Another multi-dimensional symbol of oppression in Flaubert's novel is the garden (Dauner 3). As Madame Bovary, tending the garden was one of the duties expected of Emma, but for which she also had no passion. Like the slave women in The Awakening, the garden serves as symbolic in the oppression of living entities. The garden served to manipulate nature for the service of upper-class life. Like Edna's use of servants to help her with her household chores, Emma tended the garden only because it was expected of her by society.
According to Dauner (4), the image of the garden in Flaubert's novel is constructed in terms of the Indo-European meaning -- an enclosure to cultivate useful plants. It is both fertile and productive, as a marriage is meant to be, but entirely without the freedom to grow as it pleases. It is not allowed the freedom to express the limits of its being; and is entirely subject to the requirements of those who tend it. In the same way, Madame Bovary is cultivated, since childhood, to conform to the requirements of her society. All this careful cultivation however results in her departure from the norm and her ultimate death. It is only in death that society is able to accept her back into its conformity once more.
The naturalistic image of the garden in this novel can then also be contrasted with the image of the ocean in The Awakening. The ocean is unrestricted, free, and unconforming. In terms of symbolism, Edna could hardly choose a more appropriate death for herself. She enters the ultimate freedom in the form of the ocean, and constructs for herself, at least for a while, a life that is completely unrestricted from either physical or spiritual oppression. In this way, a physical removal from the restrictions of society and life provides for Edna the ultimate freedom of her soul. Although Emma never achieves this level of freedom, she does escape the torments of her life in death.
The imagery of the garden is further highlighted in terms of its religious connotation. Dauner (4) for example notes that there are two religious connotations with the garden; the Garden of Eden and the Garden of Gethsemane. The former symbolizes both innocence and the human fall from this innocence, while the latter symbolizes betrayal.
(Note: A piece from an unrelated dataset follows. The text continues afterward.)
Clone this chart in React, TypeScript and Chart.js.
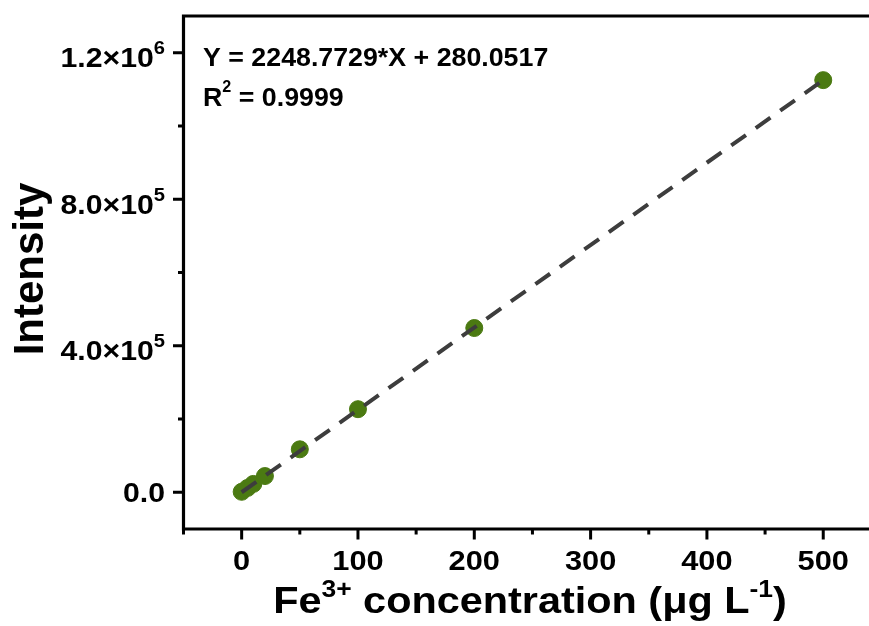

Emma experiences her marriage as a fall from innocence. The romance of marriage is betrayed by Emma's unfaithfulness and her final act of suicide. The fresh beginning of marriage denotes not more than the decay of ultimate betrayal.
Emma herself has also experienced her entire life as a betrayal, as symbolized by Gethsemane. Society betrays her by expecting her to fulfill a role that she is not created for. She betrays herself by attempting to fulfill this role. She also betrays her marriage first by unfaithfulness and then by her own death.